:: Given request ::
Without including any pictures, write out the listing below exactly.

:: Supplied data ::

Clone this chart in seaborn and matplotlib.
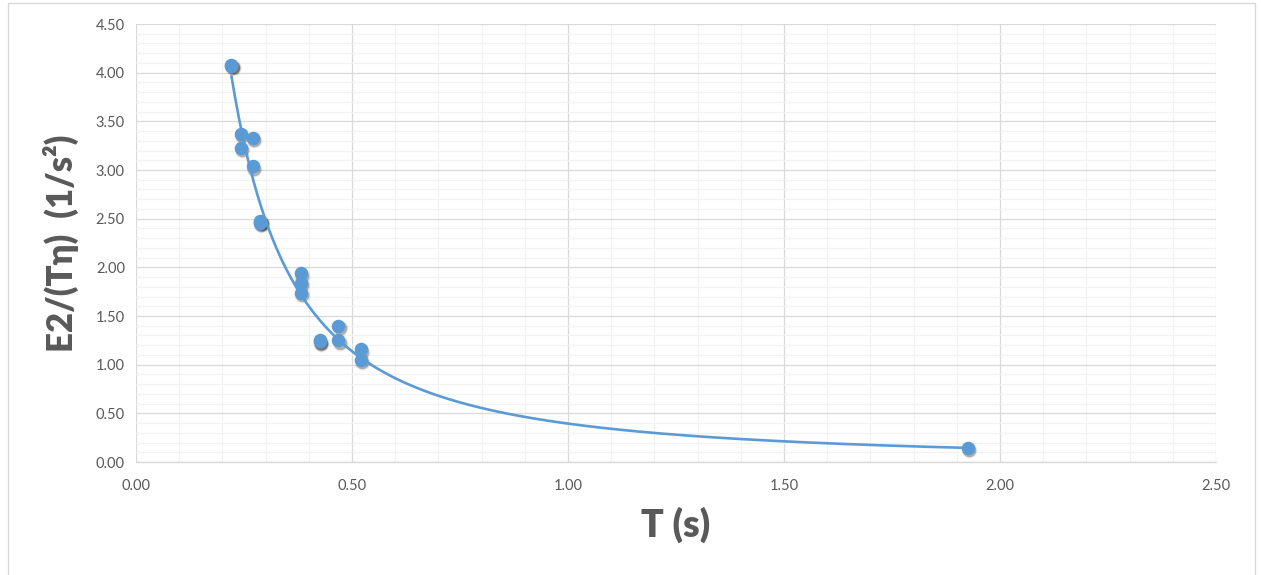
import numpy as np
import pandas as pd
import matplotlib
matplotlib.use("Agg")
import matplotlib.pyplot as plt
import matplotlib.transforms as mtransforms
from matplotlib.ticker import MultipleLocator, FormatStrFormatter
import seaborn as sns

# ---- data ----
T_values = [0.221, 0.221, 0.243, 0.243, 0.271, 0.271, 0.288, 0.286, 0.288,
            0.382, 0.382, 0.382, 0.426, 0.426, 0.468, 0.468, 0.521, 0.521, 1.926]
E_values = [4.08, 4.07, 3.37, 3.23, 3.33, 3.04, 2.47, 2.46, 2.48,
            1.94, 1.84, 1.74, 1.25, 1.24, 1.40, 1.25, 1.16, 1.05, 0.144]
x_ticks = [0.0, 0.5, 1.0, 1.5, 2.0, 2.5]
y_ticks = [0.0, 0.5, 1.0, 1.5, 2.0, 2.5, 3.0, 3.5, 4.0, 4.5]
x_label = "T (s)"
y_label = "E2/(Tη)  (1/s²)"

df = pd.DataFrame({"T": T_values, "E": E_values})

sns.set_theme(style="white")
plt.rcParams['font.family'] = ['Lato', 'DejaVu Sans']

W, H = 1261, 575
fig = plt.figure(figsize=(W / 100, H / 100), dpi=100)
ax = fig.add_axes([136 / W, 1 - 462 / H, (1216 - 136) / W, (462 - 24) / H])

blue = "#5B9BD5"
grey_txt = "#595959"

# power-law trendline (Excel style), fitted in log space
b, ln_a = np.polyfit(np.log(df["T"]), np.log(df["E"]), 1)
tt = np.linspace(df["T"].min(), df["T"].max(), 400)
trend = pd.DataFrame({"T": tt, "E": np.exp(ln_a) * tt ** b})

# soft shadow for markers
shadow_tr = mtransforms.offset_copy(ax.transData, fig=fig, x=1.0, y=-1.8, units='points')
ax.scatter(df["T"], df["E"], s=130, color="black", alpha=0.08, linewidths=0,
           transform=shadow_tr, zorder=2)
ax.scatter(df["T"], df["E"], s=95, color="black", alpha=0.26, linewidths=0,
           transform=shadow_tr, zorder=2)

sns.lineplot(data=trend, x="T", y="E", ax=ax, color=blue, linewidth=1.9, zorder=3)
sns.scatterplot(data=df, x="T", y="E", ax=ax, color=blue, s=95, linewidth=0, zorder=4)

ax.set_xlim(0, 2.5)
ax.set_ylim(0, 4.5)
ax.xaxis.set_minor_locator(MultipleLocator(0.1))
ax.yaxis.set_minor_locator(MultipleLocator(0.1))
ax.set_xticks(x_ticks)
ax.set_yticks(y_ticks)
ax.xaxis.set_major_formatter(FormatStrFormatter("%.2f"))
ax.yaxis.set_major_formatter(FormatStrFormatter("%.2f"))

ax.grid(which="major", color="#D9D9D9", linewidth=0.9, zorder=0)
ax.grid(which="minor", color="#F2F2F2", linewidth=0.9, zorder=0)
ax.set_axisbelow(True)

for s in ["top", "right", "left"]:
    ax.spines[s].set_visible(False)
ax.spines["bottom"].set_color("#D9D9D9")
ax.spines["bottom"].set_linewidth(1.0)

ax.tick_params(axis="x", which="major", length=6, width=0.9, color="#D9D9D9",
               labelsize=10.5, labelcolor=grey_txt, pad=6, direction="out")
ax.tick_params(axis="x", which="minor", length=0)
ax.tick_params(axis="y", which="both", length=0, labelsize=10.5, labelcolor=grey_txt, pad=8)

ax.set_xlabel(x_label, fontsize=27, fontweight="heavy", color=grey_txt, labelpad=10)
ax.set_ylabel(y_label, fontsize=25, fontweight="heavy", color=grey_txt, labelpad=12)

# chart-area frame (left, top, right)
fx0, fy0, fx1 = 8 / W, 1 - 3 / H, 1255 / W
fig.add_artist(plt.Line2D([fx0, fx0, fx1, fx1], [0, fy0, fy0, 0], color="#D9D9D9",
                          linewidth=1.0, transform=fig.transFigure))

fig.savefig("out.png", dpi=100, facecolor="white")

:: Reply ::
Clone this chart in seaborn and matplotlib.
import numpy as np
import pandas as pd
import matplotlib
matplotlib.use("Agg")
import matplotlib.pyplot as plt
import matplotlib.transforms as mtransforms
from matplotlib.ticker import MultipleLocator, FormatStrFormatter
import seaborn as sns

# ---- data ----
T_values = [0.221, 0.221, 0.243, 0.243, 0.271, 0.271, 0.288, 0.286, 0.288,
            0.382, 0.382, 0.382, 0.426, 0.426, 0.468, 0.468, 0.521, 0.521, 1.926]
E_values = [4.08, 4.07, 3.37, 3.23, 3.33, 3.04, 2.47, 2.46, 2.48,
            1.94, 1.84, 1.74, 1.25, 1.24, 1.40, 1.25, 1.16, 1.05, 0.144]
x_ticks = [0.0, 0.5, 1.0, 1.5, 2.0, 2.5]
y_ticks = [0.0, 0.5, 1.0, 1.5, 2.0, 2.5, 3.0, 3.5, 4.0, 4.5]
x_label = "T (s)"
y_label = "E2/(Tη)  (1/s²)"

df = pd.DataFrame({"T": T_values, "E": E_values})

sns.set_theme(style="white")
plt.rcParams['font.family'] = ['Lato', 'DejaVu Sans']

W, H = 1261, 575
fig = plt.figure(figsize=(W / 100, H / 100), dpi=100)
ax = fig.add_axes([136 / W, 1 - 462 / H, (1216 - 136) / W, (462 - 24) / H])

blue = "#5B9BD5"
grey_txt = "#595959"

# power-law trendline (Excel style), fitted in log space
b, ln_a = np.polyfit(np.log(df["T"]), np.log(df["E"]), 1)
tt = np.linspace(df["T"].min(), df["T"].max(), 400)
trend = pd.DataFrame({"T": tt, "E": np.exp(ln_a) * tt ** b})

# soft shadow for markers
shadow_tr = mtransforms.offset_copy(ax.transData, fig=fig, x=1.0, y=-1.8, units='points')
ax.scatter(df["T"], df["E"], s=130, color="black", alpha=0.08, linewidths=0,
           transform=shadow_tr, zorder=2)
ax.scatter(df["T"], df["E"], s=95, color="black", alpha=0.26, linewidths=0,
           transform=shadow_tr, zorder=2)

sns.lineplot(data=trend, x="T", y="E", ax=ax, color=blue, linewidth=1.9, zorder=3)
sns.scatterplot(data=df, x="T", y="E", ax=ax, color=blue, s=95, linewidth=0, zorder=4)

ax.set_xlim(0, 2.5)
ax.set_ylim(0, 4.5)
ax.xaxis.set_minor_locator(MultipleLocator(0.1))
ax.yaxis.set_minor_locator(MultipleLocator(0.1))
ax.set_xticks(x_ticks)
ax.set_yticks(y_ticks)
ax.xaxis.set_major_formatter(FormatStrFormatter("%.2f"))
ax.yaxis.set_major_formatter(FormatStrFormatter("%.2f"))

ax.grid(which="major", color="#D9D9D9", linewidth=0.9, zorder=0)
ax.grid(which="minor", color="#F2F2F2", linewidth=0.9, zorder=0)
ax.set_axisbelow(True)

for s in ["top", "right", "left"]:
    ax.spines[s].set_visible(False)
ax.spines["bottom"].set_color("#D9D9D9")
ax.spines["bottom"].set_linewidth(1.0)

ax.tick_params(axis="x", which="major", length=6, width=0.9, color="#D9D9D9",
               labelsize=10.5, labelcolor=grey_txt, pad=6, direction="out")
ax.tick_params(axis="x", which="minor", length=0)
ax.tick_params(axis="y", which="both", length=0, labelsize=10.5, labelcolor=grey_txt, pad=8)

ax.set_xlabel(x_label, fontsize=27, fontweight="heavy", color=grey_txt, labelpad=10)
ax.set_ylabel(y_label, fontsize=25, fontweight="heavy", color=grey_txt, labelpad=12)

# chart-area frame (left, top, right)
fx0, fy0, fx1 = 8 / W, 1 - 3 / H, 1255 / W
fig.add_artist(plt.Line2D([fx0, fx0, fx1, fx1], [0, fy0, fy0, 0], color="#D9D9D9",
                          linewidth=1.0, transform=fig.transFigure))

fig.savefig("out.png", dpi=100, facecolor="white")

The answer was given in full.